I Don’t Care What You Think Of Me!

TheDiscipleMD

There is nothing like experience to teach you important lessons in life. Like most aging people, I feel young at heart and that my soul is still that of a teenager, but you can’t help but gain wisdom and knowledge the longer you travel down life’s highway. So it was with a lesson I was taught by a woman in her early thirties. She came in to see me when I was a young and inexperienced Bishop. She had come to talk to me regarding a confidential matter. As we sat down I could see that she was very troubled. Over the course of the next hour she spoke to me of some things she had done before becoming married. As a young woman she had broken some serious commandments that she had never divulged to anyone. She had felt very burdened and wanted to make things right. We had a heartfelt conversation regarding repentance and it’s role in the healing of our souls. It seemed to me that she felt much better by the time our conversation ended. As she got up to leave I escorted her to the door. This was a sister who I admired and who was faithfully serving in her calling as a mother, wife and church member. In my desire to make her feel comfortable I said to her as I started to open the door, “I just want you to know that I don’t think any less of you after our conversation.” As she walked out the door, she turned and gave this unforgettable reply, “Bishop, I don’t care what you think of me, I care what the Lord thinks of me and that I am right with him!”
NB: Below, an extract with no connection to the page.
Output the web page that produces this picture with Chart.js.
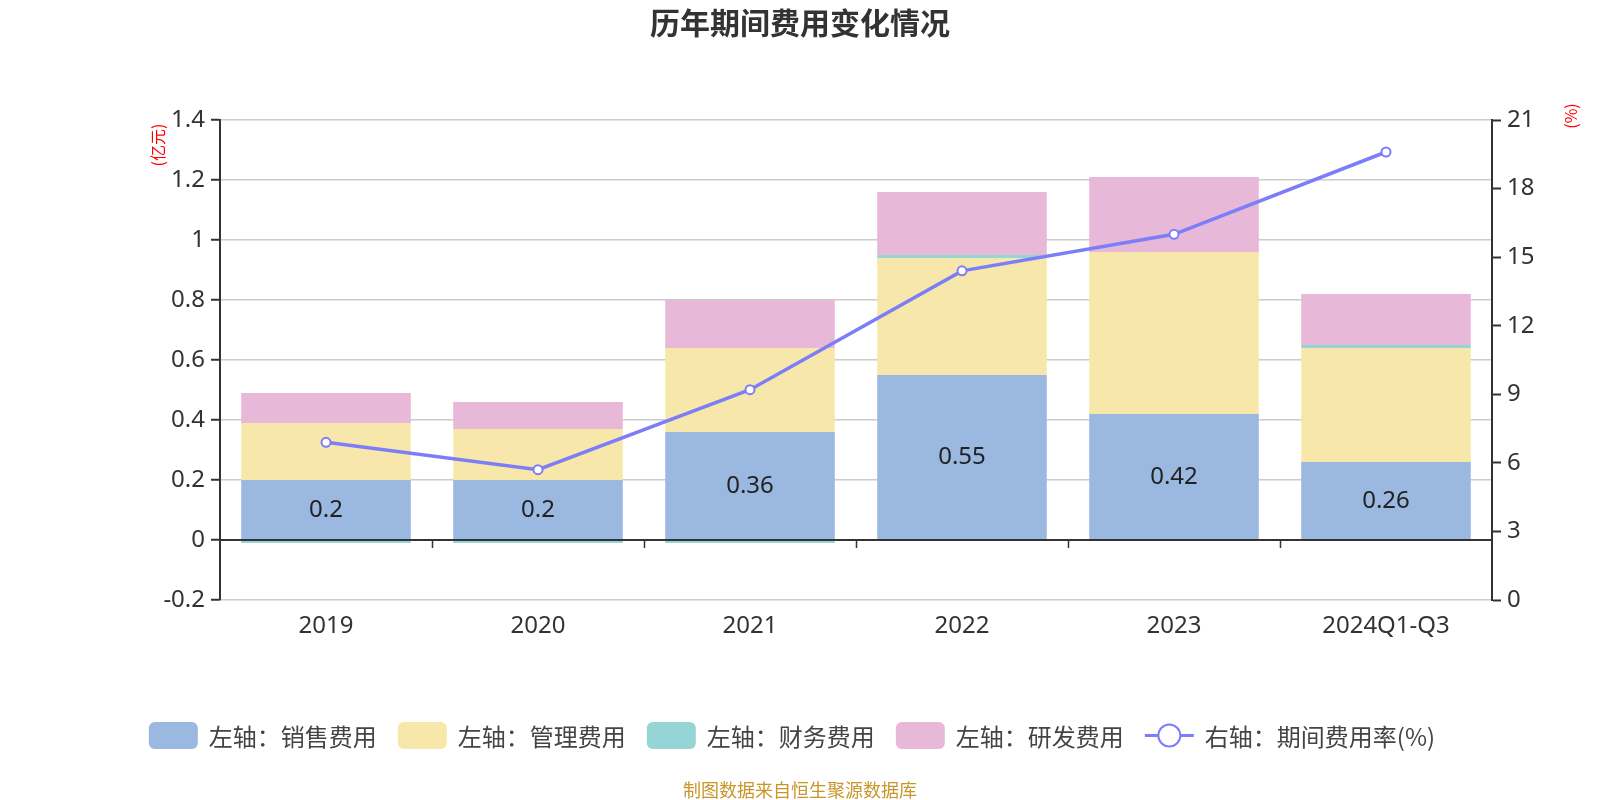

She taught me a lesson that I would never forget. She taught me that I was the temporary representative of Jesus Christ who had been given the keys and authority to handle such matters. She was coming to me to make things right between her and the Lord. Somehow I had lost sight of that. What I thought of her should have been of no significance.

I certainly had not meant to offend this sister, nor in any way diminish the process of repentance. Yet, by making such a statement I had done so unwittingly. After she left I sat at my desk and thought about that exchange. The revealed manner of repentance sometimes requires the participation of priesthood authority. But lest any of us think otherwise, repentance is a process strictly between an individual and Heavenly Father. While a priesthood leader may be involved, he is simply a third-party, called of God, who serves as a conduit and facilitator of the cleansing power that comes from God himself to His children.